Giving an elderly parent or older sibling a hand with cooking dinner or household chores may not help them in their battle with depression, a new study has found.
When older adults receive various forms of social support such as money, food, clothing and help with housework from family members, their depressive symptoms went down, the findings show. But there was also an opposite effect. Being the recipients of help made them feel they were not in control of their lives. This loss of control in turn also increased their depressive symptoms, counteracting the positive effect of receiving the aid.
This "mixed blessing" was discovered by researchers Rahul Malhotra and Shannon Ang, from the Centre for Ageing Research and Education (Care) at Duke-NUS Medical School, who analysed data from surveys of 2,766 adults aged 62 to 97.
It is the first study in Singapore to demonstrate the simultaneous negative and positive effects of social support among older adults, and the researchers say it has implications for policymaking.
Existing studies have shown that receiving social support can help to improve a person's mental health, but other studies have also found that obtaining social support may not have an effect.
Findings from this new study, published recently in the journal Social Science And Medicine, also found a gender difference. Women tend to lose more of their sense of control over life when they receive help, compared to men.
We need to think of ways in which we can help older adults without increasing their sense of dependence.
ASSISTANT PROFESSOR RAHUL MALHOTRA, Care's head of research.

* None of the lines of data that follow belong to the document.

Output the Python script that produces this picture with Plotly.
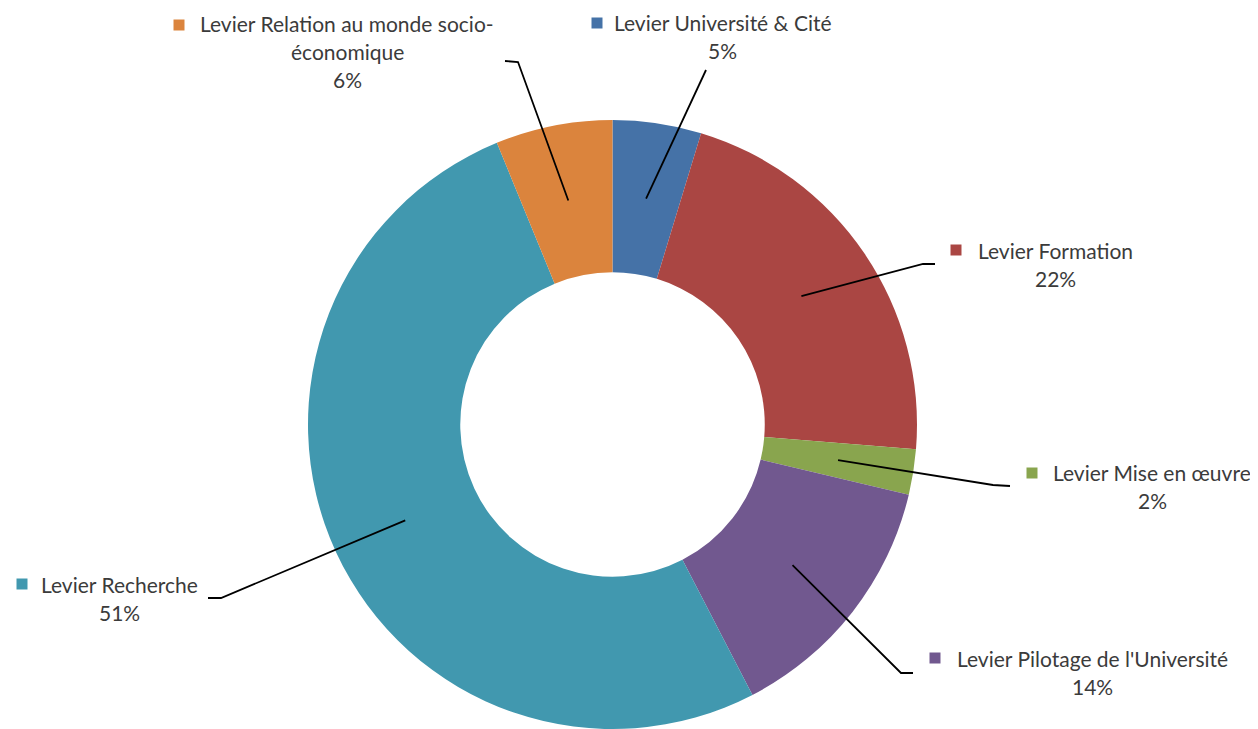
import math
import plotly.graph_objects as go

# ---- data ----
labels = ["Levier Université & Cité", "Levier Formation", "Levier Mise en œuvre",
          "Levier Pilotage de l'Université", "Levier Recherche",
          "Levier Relation au monde socio-économique"]
values = [4.7, 21.6, 2.4, 13.7, 51.4, 6.2]
label_lines = [["Levier Université & Cité"], ["Levier Formation"], ["Levier Mise en œuvre"],
               ["Levier Pilotage de l'Université"], ["Levier Recherche"],
               ["Levier Relation au monde socio-", "économique"]]
colors = ["#4572A7", "#AA4643", "#89A54E", "#71588F", "#4198AF", "#DB843D"]

# ---- layout constants (screen pixels; page body has an 8px margin) ----
OFF = 8
W, H = 1250, 721
CX, CY, R = 612.5, 424.5, 304.5
HOLE = 0.5
FONT = "Lato"
FS = 21
TXT = "#3b3b3b"

# label text centres (x, first line y) and key square centres
label_pos = [(723, 23), (1055, 250), (1152, 472), (1092, 658), (119, 584), (347, 24)]
key_pos = [(597, 23), (956, 250), (1032, 473), (935, 658), (22, 584), (179, 25)]
# leader-line outer end + elbow
leader = [[(706, 70)], [(935, 264), (923, 264)], [(1010, 486), (993, 485)],
          [(913, 673), (901, 673)], [(208, 598), (221, 598)], [(505, 61), (518, 62)]]
LINE_H = 28


def px(x):
    return (x - OFF) / W


def py(y):
    return 1 - (y - OFF) / H


fig = go.Figure(go.Pie(
    labels=labels, values=values, sort=False, direction="clockwise", rotation=0,
    hole=HOLE, marker=dict(colors=colors, line=dict(width=0)),
    textinfo="none", showlegend=False,
    domain=dict(x=[px(CX - R), px(CX + R)], y=[max(0, py(CY + R)), py(CY - R)]),
))

total = sum(values)
cum = 0.0
shapes, annotations = [], []
for i, v in enumerate(values):
    mid = (cum + v / 2) / total
    cum += v
    ang = 2 * math.pi * mid
    rm = R * (1 + HOLE) / 2
    tx, ty = CX + rm * math.sin(ang), CY - rm * math.cos(ang)
    pts = [(tx, ty)] + list(reversed(leader[i]))
    path = "M " + " L ".join(f"{px(x)},{py(y)}" for x, y in pts)
    shapes.append(dict(type="path", path=path, xref="paper", yref="paper",
                       line=dict(color="black", width=1.8)))
    kx, ky = key_pos[i]
    shapes.append(dict(type="rect", xref="paper", yref="paper",
                       x0=px(kx - 5.5), x1=px(kx + 5.5), y0=py(ky + 5.5), y1=py(ky - 5.5),
                       fillcolor=colors[i], line=dict(width=0)))
    lx, ly = label_pos[i]
    lines = label_lines[i] + [f"{round(100 * v / total)}%"]
    for j, t in enumerate(lines):
        annotations.append(dict(text=t, x=px(lx), y=py(ly + j * LINE_H), xref="paper", yref="paper",
                                xanchor="center", yanchor="middle", showarrow=False,
                                font=dict(family=FONT, size=FS, color=TXT)))

fig.update_layout(width=W, height=H, margin=dict(l=0, r=0, t=0, b=0),
                  paper_bgcolor="white", plot_bgcolor="white",
                  shapes=shapes, annotations=annotations)
fig.write_html("out.html")
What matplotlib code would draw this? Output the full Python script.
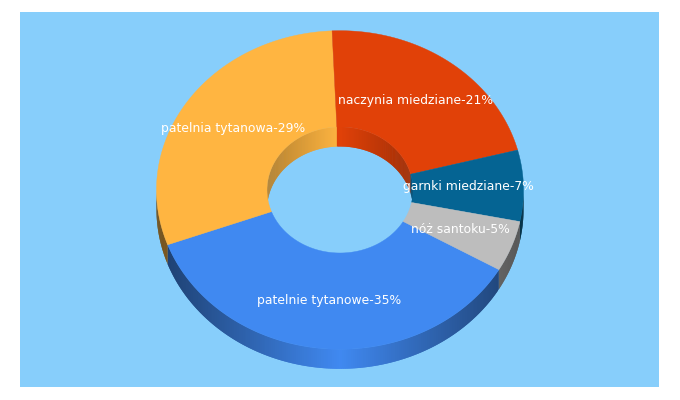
import numpy as np
import matplotlib
matplotlib.use("Agg")
import matplotlib.pyplot as plt
from matplotlib.patches import Polygon, Rectangle
from matplotlib.colors import to_rgb

labels = ["patelnie tytanowe", "patelnia tytanowa", "naczynia miedziane", "garnki miedziane", "nóż santoku"]
values = [35, 29, 21, 7, 5]
colors = ["#4089F1", "#FFB541", "#E14108", "#056493", "#BDBDBD"]
label_pos = [(329, 300.5), (233, 128.5), (415.5, 100.5), (468, 186.5), (460, 229.5)]
start_deg = 120.0

BG = "#87CEFB"
cx, cy, rx, ry = 340.0, 190.0, 183.5, 159.3
irx, iry = 73.0, 63.0
depth = 19.5

fig = plt.figure(figsize=(6.8, 4.0), dpi=100, facecolor="white")
ax = fig.add_axes([0, 0, 1, 1])
ax.set_xlim(0, 680)
ax.set_ylim(400, 0)
ax.axis("off")
ax.add_patch(Rectangle((20, 12), 639, 375, fc=BG, ec="none", zorder=0))


def pts(t, a, b, dy=0.0):
    return cx + a * np.sin(t), cy - b * np.cos(t) + dy


spans = np.array(values, float) / sum(values) * 360.0
edges = start_deg + np.concatenate([[0], np.cumsum(spans)])


def wall(t0, t1, a, b, col, low, z):
    n = max(3, int(abs(t1 - t0) * 1.5))
    ts = np.radians(np.linspace(t0, t1, n))
    base = np.array(to_rgb(col))
    for k, (u, v) in enumerate(zip(ts[:-1], ts[1:])):
        # each strip runs on under the next one, so that no seam shows
        w = ts[min(k + 2, n - 1)]
        seg = np.linspace(u, w, 6)
        x, y = pts(seg, a, b)
        poly = np.column_stack([np.r_[x, x[::-1]], np.r_[y, (y + depth)[::-1]]])
        s = abs(pts((u + v) / 2, a, b)[0] - cx) / a
        ax.add_patch(Polygon(poly, closed=True, fc=base * (1 - (1 - low) * s), ec="none", zorder=z))


for i, col in enumerate(colors):
    t0, t1 = edges[i], edges[i + 1]
    for off in (0, -360):
        a, b = max(t0 + off, 90), min(t1 + off, 270)
        if a < b:
            wall(a, b, rx, ry, col, 0.45, 2)
    for off in (0, -360):
        a, b = max(t0 + off, -90), min(t1 + off, 90)
        if a < b:
            wall(a, b, irx, iry, col, 0.72, 3)

for i, col in enumerate(colors):
    ts = np.radians(np.linspace(edges[i], edges[i + 1], 200))
    ox, oy = pts(ts, rx, ry)
    ix, iy = pts(ts[::-1], irx, iry)
    ax.add_patch(Polygon(np.column_stack([np.r_[ox, ix], np.r_[oy, iy]]), closed=True,
                         fc=col, ec=col, lw=0.3, zorder=4))

for lab, val, (x, y) in zip(labels, values, label_pos):
    ax.text(x, y, f"{lab}-{val}%", color="white", ha="center", va="center",
            fontsize=8.95, family="DejaVu Sans", zorder=6)

fig.savefig("out.png", dpi=100, facecolor="white")
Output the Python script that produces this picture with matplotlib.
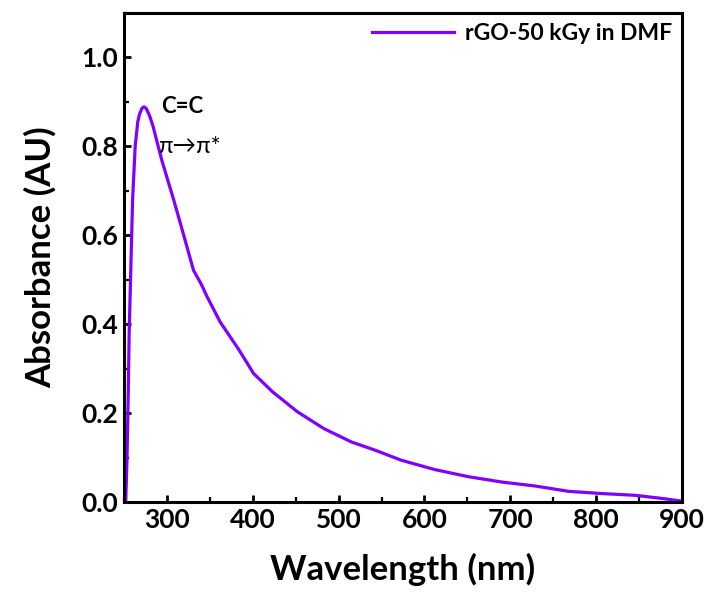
import matplotlib.pyplot as plt
from matplotlib.ticker import MultipleLocator

# UV-vis absorbance of rGO (50 kGy) dispersed in DMF
wavelength = [252, 253.5, 255, 256, 258, 260, 263, 266, 268, 271, 273.4, 276, 280,
              284, 294, 308, 319, 331, 340, 347, 362, 383, 401, 423, 452, 483,
              515, 542, 573, 612, 651, 690, 729, 768, 807, 846, 877, 900]
absorbance = [0.0, 0.10, 0.25, 0.38, 0.53, 0.68, 0.80, 0.855, 0.872, 0.886, 0.889, 0.885, 0.868,
              0.844, 0.769, 0.679, 0.604, 0.521, 0.490, 0.461, 0.405, 0.345, 0.289, 0.248, 0.203, 0.165,
              0.135, 0.117, 0.094, 0.073, 0.057, 0.045, 0.036, 0.024, 0.019, 0.015, 0.008, 0.002]

plt.rcParams['font.family'] = ['Lato', 'DejaVu Sans']
plt.rcParams['font.weight'] = 'bold'

fig = plt.figure(figsize=(7.07, 5.92), dpi=100)
ax = fig.add_axes([0.1754, 0.152, 0.7892, 0.826])

ax.plot(wavelength, absorbance, color='#8000ff', lw=2.3, label='rGO-50 kGy in DMF')

ax.set_xlim(250, 900)
ax.set_ylim(0, 1.1)
ax.xaxis.set_minor_locator(MultipleLocator(50))
ax.yaxis.set_minor_locator(MultipleLocator(0.1))
ax.set_xticks([300, 400, 500, 600, 700, 800, 900])
ax.set_yticks([0.0, 0.2, 0.4, 0.6, 0.8, 1.0])
ax.set_yticklabels(['0.0', '0.2', '0.4', '0.6', '0.8', '1.0'])

ax.tick_params(which='both', direction='in', labelsize=19, pad=4)
ax.tick_params(which='major', length=5, width=2)
ax.tick_params(which='minor', length=3.5, width=1.6)
for s in ax.spines.values():
    s.set_linewidth(2.2)

ax.set_xlabel('Wavelength (nm)', fontsize=25, fontweight='bold', labelpad=15)
ax.set_ylabel('Absorbance (AU)', fontsize=25, fontweight='bold', labelpad=18)

ax.text(293, 0.875, 'C=C', fontsize=16, fontweight='bold')
ax.text(290, 0.785, 'π→π*', fontsize=17, fontweight='normal')

leg = ax.legend(loc='upper right', frameon=False, fontsize=16.5, handlelength=3.6,
                borderaxespad=0.05, handletextpad=0.45)

fig.savefig('out.png', dpi=100)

The researchers said the difference could be because traditional cultural expectations situate the female primarily within the household. So older females may attach more importance to their roles in the family and therefore feel a keener sense of loss when they become recipients of help instead.
"Our findings have implications for policymakers because they point towards the importance of crafting policies and encouraging ways to provide support to older persons that can help them maintain their sense of control over their own lives," said Assistant Professor Malhotra, Care's head of research.
"We need to think of ways in which we can help older adults without increasing their sense of dependence."
Asked how much social support ought to be offered to older adults, he said: "It depends on each individual but we need to talk to and listen to them so that they either participate in the process or have a voice in it."
Duke-NUS' Associate Professor Angelique Chan, who is also an associate professor at the sociology department of the National University of Singapore, said the findings show the provision of social services ought not to be too heavy- handed. For instance, if volunteers were to show up to help clean up a house, they should not do everything for the elderly.
"They can help buy the cleaning agents or move heavy furniture for them but they should involve the elderly in cleaning up parts of their own houses," she said.
On a larger scale, infrastructure in the community should encourage older adults to stay autonomous as long as possible.
Fostering a dementia-friendly community in Yishun, where shop owners and people in the neighbourhood know how to tend to dementia sufferers, is one example of empowering the elderly to get out of the house and remain independent despite their illnesses.
"Beyond basic subsistence and safety, what we yearn for is purpose, meaning and self-actualisation," said Ms Peh Kim Choo, chief of programmes at Tsao Foundation.
"The challenge is for systems and services to leverage on this positive drive for self-mastery and independence."